The author describes the UN Information Board as the first multinational UN organisation with an international staff and budget, which was already established in mid-1942. It was headquartered in New York City and in charge of information and “propaganda” (p. 50). This passage can be seen as either a confirmation of Plesch’s pre-1945 UN thesis or as an illustration that the “United Nations” before the 1945 Charter was signed constituted not much more than a public diplomacy tool to generate support for the war effort. Were it just this example alone, I would go for the second interpretation. However, there are other institutions, the better known was certainly the UNRRA (founded in 1943 by 44 nations), although the London-based UN War Crimes Commission (also created in 1943 by 17 countries) is also worth mentioning. Plesch possibly tends to overestimate the latter’s influence, which to some extent can only be postulated as its archives are apparently not entirely open (p. 101) leading to the nurturing of all kinds of scepticism. Nevertheless, the Nuremberg Trials and Tokyo Trials did have a strong impact on the public and the work of the UNWCC was pioneering. Overall, this study convincingly demonstrates that the War Crimes Commission’s work needs to be re-evaluated and inserted into accounts on “universal justice”. Furthermore, it seems correct that the premature end of the UNRRA and the following promotion of the Marshall Plan were the main reasons why the institution has largely been forgotten by the public (pp. 120, 138). Accordingly, Plesch may be right when he assesses that the “...work of UNRRA should be used more fully in contemporary discussion of post-conflict reconstruction and international aid” (p. 139).

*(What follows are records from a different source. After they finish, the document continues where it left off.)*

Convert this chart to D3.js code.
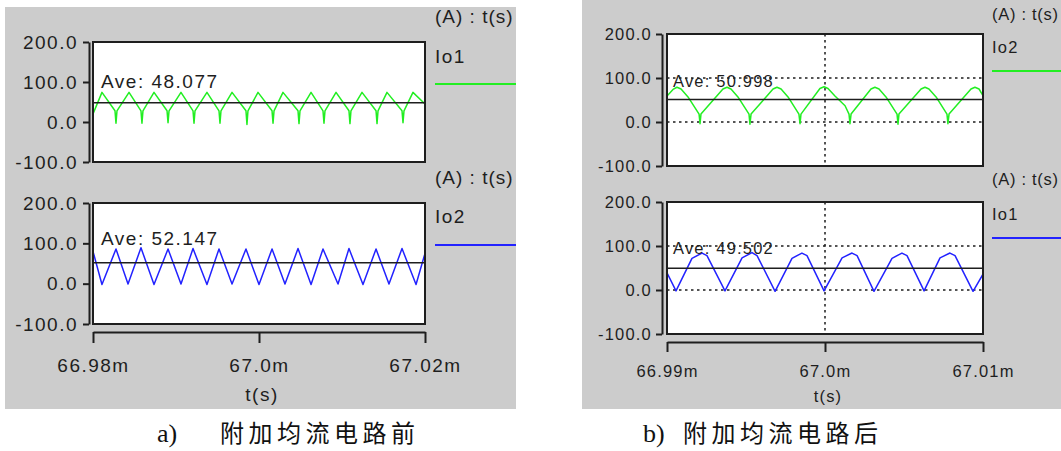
<!DOCTYPE html>
<html><head><meta charset="utf-8">
<script src="https://cdn.jsdelivr.net/npm/d3@7"></script>
<style>
html,body{margin:0;padding:0;background:#fff;}
svg{display:block;}
</style></head>
<body>
<svg id="chart" width="1061" height="451"></svg>
<script>
// ---------------- DATA ----------------
const yTicks = [-100, 0, 100, 200];
const yTickLabels = ["-100.0", "0.0", "100.0", "200.0"];

const xTicksA = [66.98, 67.0, 67.02];
const xTickLabelsA = ["66.98m", "67.0m", "67.02m"];
const xTicksB = [66.99, 67.0, 67.01];
const xTickLabelsB = ["66.99m", "67.0m", "67.01m"];

const axisUnit = "(A) : t(s)";
const xTitle = "t(s)";
const captionLabels = ["a)", "b)"];
const captionTexts = ["附加均流电路前", "附加均流电路后"];

// a) before: Io1 (green), Io2 (blue)
const seriesNamesA = ["Io1", "Io2"];
const aveA = [48.077, 52.147];
const aIo1Time = [66.98000,66.98108,66.98265,66.98277,66.98289,66.98434,66.98578,66.98590,66.98602,66.98735,
  66.98892,66.98904,66.98916,66.99060,66.99205,66.99217,66.99229,66.99373,66.99518,66.99530,66.99542,66.99675,
  66.99843,66.99855,66.99867,66.99988,67.00157,67.00169,67.00181,67.00289,67.00470,67.00482,67.00494,67.00627,
  67.00771,67.00783,67.00795,67.00928,67.01084,67.01096,67.01108,67.01241,67.01410,67.01422,67.01434,67.01542,
  67.01723,67.01735,67.01747,67.01855,67.02000];
const aIo1Value = [20,74,28,-3,28,74,28,-3,28,74,
  28,-2,28,74,28,-3,28,74,28,-3,28,74,
  28,-6,28,74,28,-3,28,74,28,-4,28,74,
  28,-3,28,74,28,-4,28,74,28,-4,28,74,
  28,-2,28,74,45];
const aIo2Time = [66.98000,66.98108,66.98277,66.98422,66.98578,66.98735,66.98904,66.99060,66.99205,66.99373,
  66.99518,66.99675,66.99843,67.00000,67.00157,67.00313,67.00470,67.00627,67.00771,67.00952,67.01084,67.01253,
  67.01410,67.01566,67.01723,67.01892,67.02000];
const aIo2Value = [80,-2,86,-1,89,-2,86,-1,87,-2,
  86,-1,86,-2,86,-1,87,-2,86,-1,87,-2,
  86,-1,87,-2,75];

// b) after: Io2 (green), Io1 (blue)
const seriesNamesB = ["Io2", "Io1"];
const aveB = [50.998, 49.502];
const bIo2Time = [66.99000,66.99038,66.99063,66.99089,66.99133,66.99203,66.99209,66.99215,
  66.99354,66.99380,66.99405,66.99449,66.99519,66.99525,66.99532,
  66.99671,66.99696,66.99722,66.99766,66.99835,66.99842,66.99848,
  66.99968,66.99994,67.00019,67.00063,67.00127,67.00152,67.00158,67.00165,
  67.00291,67.00316,67.00342,67.00386,67.00456,67.00462,67.00468,
  67.00608,67.00633,67.00658,67.00703,67.00772,67.00778,67.00785,
  67.00924,67.00949,67.00975,67.01000];
const bIo2Value = [59,74,79,75,57,18,-4,18,
  75,79,75,57,18,-5,18,
  75,79,75,57,18,-4,18,
  76,80,76,59,37,18,-4,18,
  75,79,75,57,18,-5,18,
  75,79,75,57,18,-4,18,
  75,79,75,60];
const bIo1Time = [66.99000,66.99057,66.99158,66.99222,66.99253,66.99367,66.99475,66.99538,66.99570,
  66.99684,66.99791,66.99854,66.99886,66.99994,67.00108,67.00171,67.00203,67.00310,67.00424,
  67.00487,67.00519,67.00627,67.00728,67.00791,67.00823,67.00937,67.01000];
const bIo1Value = [39,-2,72,84,78,-2,73,85,78,
  -3,72,84,78,-2,73,84,78,-3,72,
  84,78,-2,73,84,78,-3,36];

// ---------------- DRAWING ----------------
const FONT = "'Liberation Sans', Arial, Helvetica, sans-serif";
const INK = "#1e1e1e";
const GREEN = "#22ee22";
const BLUE = "#2222ff";
const svg = d3.select("#chart");

svg.append("rect").attr("x", 5).attr("y", 7).attr("width", 511).attr("height", 402).attr("fill", "#cccccc");
svg.append("rect").attr("x", 582).attr("y", 0).attr("width", 479).attr("height", 409).attr("fill", "#cccccc");

let clipId = 0;
function panel(c) {
  const x = d3.scaleLinear().domain(c.xDomain).range([c.x0, c.x1]);
  const y = d3.scaleLinear().domain([-100, 200]).range([c.yBot, c.yTop]);
  const g = svg.append("g");

  g.append("rect").attr("x", c.x0).attr("y", c.yTop).attr("width", c.x1 - c.x0)
    .attr("height", c.yBot - c.yTop).attr("fill", "#fff");

  const id = "clip" + (clipId++);
  g.append("clipPath").attr("id", id).append("rect")
    .attr("x", c.x0).attr("y", c.yTop).attr("width", c.x1 - c.x0).attr("height", c.yBot - c.yTop);
  const inner = g.append("g").attr("clip-path", `url(#${id})`);

  if (c.grid) {
    [0, 100].forEach(v => inner.append("line")
      .attr("x1", c.x0).attr("x2", c.x1).attr("y1", y(v)).attr("y2", y(v))
      .attr("stroke", INK).attr("stroke-width", 1.5).attr("stroke-dasharray", "2.5,3.5"));
    inner.append("line").attr("x1", x(67.0)).attr("x2", x(67.0)).attr("y1", c.yTop).attr("y2", c.yBot)
      .attr("stroke", INK).attr("stroke-width", 1.5).attr("stroke-dasharray", "2.5,3.5");
  }

  const pts = c.times.map((t, i) => [t, c.values[i]]);
  inner.append("path").datum(pts)
    .attr("d", d3.line().x(d => x(d[0])).y(d => y(d[1])))
    .attr("fill", "none").attr("stroke", c.color).attr("stroke-width", 1.5)
    .attr("stroke-linejoin", "round");

  inner.append("line").attr("x1", c.x0).attr("x2", c.x1).attr("y1", y(c.ave)).attr("y2", y(c.ave))
    .attr("stroke", INK).attr("stroke-width", 1.5);

  g.append("text").attr("x", c.aveX).attr("y", c.aveY).attr("font-family", FONT)
    .attr("font-size", c.fs).style("letter-spacing", c.ls + "px").attr("fill", INK)
    .text("Ave: " + d3.format(".3f")(c.ave));

  g.append("rect").attr("x", c.x0).attr("y", c.yTop).attr("width", c.x1 - c.x0)
    .attr("height", c.yBot - c.yTop).attr("fill", "none").attr("stroke", INK).attr("stroke-width", 2);

  const ya = g.append("g").attr("transform", `translate(${c.yAxisX},0)`)
    .call(d3.axisLeft(y).tickValues(yTicks)
      .tickFormat(d => yTickLabels[yTicks.indexOf(d)])
      .tickSizeInner(c.yTick).tickSizeOuter(0).tickPadding(c.yPad));
  ya.attr("font-family", FONT).attr("font-size", c.fs);
  ya.selectAll("path,line").attr("stroke", INK).attr("stroke-width", 2);
  ya.selectAll("text").attr("fill", INK).style("letter-spacing", c.ls + "px");

  if (c.xAxisY) {
    const xa = g.append("g").attr("transform", `translate(0,${c.xAxisY})`)
      .call(d3.axisBottom(x).tickValues(c.xTicks)
        .tickFormat((d, i) => c.xLabels[i]).tickSizeInner(c.xTick).tickSizeOuter(0));
    xa.attr("font-family", FONT).attr("font-size", c.fs);
    xa.selectAll("path,line").attr("stroke", INK).attr("stroke-width", 2);
    xa.selectAll("text").attr("fill", INK).attr("y", c.xLabelDy).attr("dy", null)
      .style("letter-spacing", c.ls + "px");
    g.append("text").attr("x", c.titleX).attr("y", c.titleY).attr("text-anchor", "middle")
      .attr("font-family", FONT).attr("font-size", c.fs).style("letter-spacing", c.ls + "px")
      .attr("fill", INK).text(xTitle);
  }

  g.append("text").attr("x", c.legX).attr("y", c.unitY).attr("font-family", FONT)
    .attr("font-size", c.fs).style("letter-spacing", (c.ls - 0.5) + "px").attr("fill", INK).text(axisUnit);
  g.append("text").attr("x", c.legX).attr("y", c.nameY).attr("font-family", FONT)
    .attr("font-size", c.fs).style("letter-spacing", c.ls + "px").attr("fill", INK).text(c.name);
  g.append("line").attr("x1", c.legX).attr("x2", c.legX2).attr("y1", c.legLineY).attr("y2", c.legLineY)
    .attr("stroke", c.color).attr("stroke-width", 2);
}

const A = {xDomain: [66.98, 67.02], x0: 93, x1: 425, yAxisX: 89, fs: 19, ls: 1.5, yTick: 6, yPad: 5,
  xTicks: xTicksA, xLabels: xTickLabelsA, legX: 435, legX2: 516, grid: false, aveX: 101};
const B = {xDomain: [66.99, 67.01], x0: 667, x1: 983, yAxisX: 662, fs: 16.5, ls: 1.2, yTick: 6, yPad: 4,
  xTicks: xTicksB, xLabels: xTickLabelsB, legX: 992, legX2: 1061, grid: true, aveX: 673};

panel(Object.assign({}, A, {yTop: 42, yBot: 162, times: aIo1Time, values: aIo1Value, color: GREEN,
  ave: aveA[0], aveY: 88, unitY: 23, nameY: 63, legLineY: 84, name: seriesNamesA[0]}));
panel(Object.assign({}, A, {yTop: 203, yBot: 324, times: aIo2Time, values: aIo2Value, color: BLUE,
  ave: aveA[1], aveY: 245, unitY: 184, nameY: 223, legLineY: 245, name: seriesNamesA[1],
  xAxisY: 332, xTick: 11, xLabelDy: 40, titleX: 262, titleY: 401}));
panel(Object.assign({}, B, {yTop: 34, yBot: 166, times: bIo2Time, values: bIo2Value, color: GREEN,
  ave: aveB[0], aveY: 87, unitY: 20, nameY: 53, legLineY: 71, name: seriesNamesB[0]}));
panel(Object.assign({}, B, {yTop: 202, yBot: 334, times: bIo1Time, values: bIo1Value, color: BLUE,
  ave: aveB[1], aveY: 254, unitY: 185, nameY: 220, legLineY: 238, name: seriesNamesB[1],
  xAxisY: 342, xTick: 10, xLabelDy: 35, titleX: 828, titleY: 402}));

// captions
[[157, 220], [643, 683]].forEach((pos, i) => {
  const t = svg.append("text").attr("y", 442).attr("fill", "#111");
  t.append("tspan").attr("x", pos[0]).attr("font-size", 26)
    .attr("font-family", "'Liberation Serif', 'Times New Roman', serif").text(captionLabels[i]);
  t.append("tspan").attr("x", pos[1]).attr("font-size", 24)
    .attr("font-family", "'Noto Sans CJK SC', sans-serif")
    .style("letter-spacing", "4.5px").text(captionTexts[i]);
});
</script>
</body></html>
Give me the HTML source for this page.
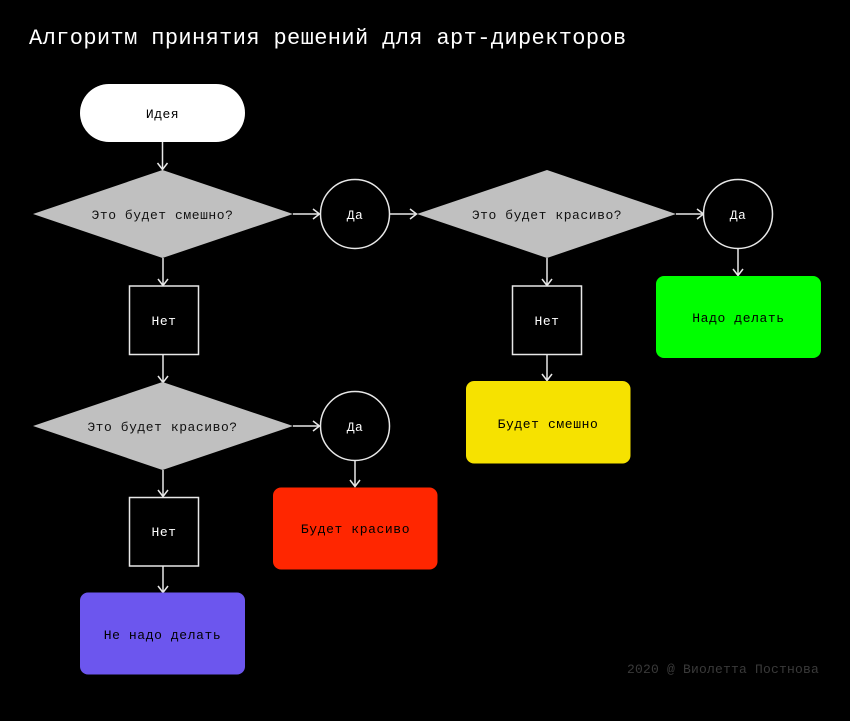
<!DOCTYPE html>
<html><head><meta charset="utf-8"><style>
html,body{margin:0;padding:0;background:#000;}
svg{display:block;}
text{font-family:"Liberation Mono","DejaVu Sans Mono",monospace;}
</style></head><body>
<svg width="850" height="721" viewBox="0 0 850 721" xmlns="http://www.w3.org/2000/svg">
<rect width="850" height="721" fill="#000"/>
<text x="29" y="44" font-size="22" fill="#fff" letter-spacing="0.38">Алгоритм принятия решений для арт-директоров</text>

<!-- Idea -->
<rect x="80" y="84" width="165" height="58" rx="29" fill="#fff"/>
<text x="162.5" y="118" font-size="13" fill="#000" text-anchor="middle" letter-spacing="0.5">Идея</text>

<g stroke="#e8e8e8" stroke-width="1.5" fill="none">
<line x1="162.5" y1="142" x2="162.5" y2="169"/>
<polyline points="157.5,163 162.5,169.5 167.5,163"/>
<line x1="293" y1="214" x2="319" y2="214"/>
<polyline points="313,209 319.5,214 313,219"/>
<line x1="389" y1="214" x2="416" y2="214"/>
<polyline points="410,209 416.5,214 410,219"/>
<line x1="676" y1="214" x2="703" y2="214"/>
<polyline points="697,209 703.5,214 697,219"/>
<line x1="738" y1="248" x2="738" y2="275"/>
<polyline points="733,269 738,275.5 743,269"/>
<line x1="547" y1="258" x2="547" y2="285"/>
<polyline points="542,279 547,285.5 552,279"/>
<line x1="547" y1="354" x2="547" y2="380"/>
<polyline points="542,374 547,380.5 552,374"/>
<line x1="163" y1="258" x2="163" y2="285"/>
<polyline points="158,279 163,285.5 168,279"/>
<line x1="163" y1="354" x2="163" y2="382"/>
<polyline points="158,376 163,382.5 168,376"/>
<line x1="293" y1="426" x2="319" y2="426"/>
<polyline points="313,421 319.5,426 313,431"/>
<line x1="355" y1="460" x2="355" y2="486"/>
<polyline points="350,480 355,486.5 360,480"/>
<line x1="163" y1="470" x2="163" y2="496"/>
<polyline points="158,490 163,496.5 168,490"/>
<line x1="163" y1="566" x2="163" y2="592"/>
<polyline points="158,586 163,592.5 168,586"/>
</g>

<polygon points="33,214 162.5,170 293,214 162.5,258" fill="#c0c0c0"/>
<polygon points="417,214 547,170 676,214 547,258" fill="#c0c0c0"/>
<polygon points="33,426 162.5,382 293,426 162.5,470" fill="#c0c0c0"/>
<text x="162.5" y="219" font-size="13" fill="#111" text-anchor="middle" letter-spacing="0.55">Это будет смешно?</text>
<text x="547" y="219" font-size="13" fill="#111" text-anchor="middle" letter-spacing="0.55">Это будет красиво?</text>
<text x="162.5" y="431" font-size="13" fill="#111" text-anchor="middle" letter-spacing="0.55">Это будет красиво?</text>

<g stroke="#e8e8e8" stroke-width="1.5" fill="#000">
<circle cx="355" cy="214" r="34.5"/>
<circle cx="738" cy="214" r="34.5"/>
<circle cx="355" cy="426" r="34.5"/>
<rect x="129.5" y="286" width="69" height="68.5"/>
<rect x="512.5" y="286" width="69" height="68.5"/>
<rect x="129.5" y="497.5" width="69" height="68.5"/>
</g>
<g font-size="13" fill="#fff" text-anchor="middle" letter-spacing="0.5">
<text x="355" y="219">Да</text>
<text x="738" y="219">Да</text>
<text x="355" y="431">Да</text>
<text x="164" y="325">Нет</text>
<text x="547" y="325">Нет</text>
<text x="164" y="536">Нет</text>
</g>

<rect x="656" y="276" width="165" height="82" rx="8" fill="#00ff00"/>
<rect x="466" y="381" width="164.5" height="82.5" rx="8" fill="#f6e200"/>
<rect x="273" y="487.5" width="164.5" height="82" rx="8" fill="#ff2600"/>
<rect x="80" y="592.5" width="165" height="82" rx="8" fill="#6c56ee"/>
<g font-size="13" fill="#000" text-anchor="middle" letter-spacing="0.6">
<text x="738.5" y="322">Надо делать</text>
<text x="548" y="428">Будет смешно</text>
<text x="355.5" y="533">Будет красиво</text>
<text x="162.5" y="639">Не надо делать</text>
</g>

<text x="627" y="673" font-size="13" fill="#3a3a3a" letter-spacing="0.2">2020 @ Виолетта Постнова</text>
</svg>
</body></html>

Plesch admits that the idea of a general United Nations organisation for the coordination of military and economic matters encountered resistance from the United States, Great Britain and the Soviet Union until the very end of the war (p. 166) . So, again, was the tale of the UN before 1945 rather a propaganda success story than the birth of the United Nations Organisation? Plesch certainly has a point, although to date the UN as we know it back to 1942 would seem a bit too adventurous. The planning of the United Nations certainly can be traced back to 1942, but then the ideas of the League of Nations must also be considered as ideological background for the UN.
 Paul Kennedy, The Parliament of Man. The Past, Present, and Future of the United Nations, New York 2006.
 Mark Mazower, No Enchanted Palace. The End of Empire and the Ideological Origins of the United Nations, Princeton 2009.
 Roger Normand/Sarah Zaidi, Human Rights at the UN. The Political History of Universal Justice. (= United Nations Intellectual History Project Series), Bloomington 2008.
 Stephen Schlesinger, Act of Creation. The Founding of the United Nations: The Untold Story of the Founding of the United Nations, Boulder 2003.
 “Roosevelt regarded it as creating an unnecessary target for his opponents at home and did not publicly endorse the idea until after D-Day had succeeded. Churchill was more concerned with US-UK bilateral agreements, and sought to elevate Australia and Canada as auxiliaries of the Empire and arrange regional rather than global structures. Stalin, having given strong support to the League of Nations, was now more concerned to secure a territorial buffer zone against further attacks from Germany” (p. 166).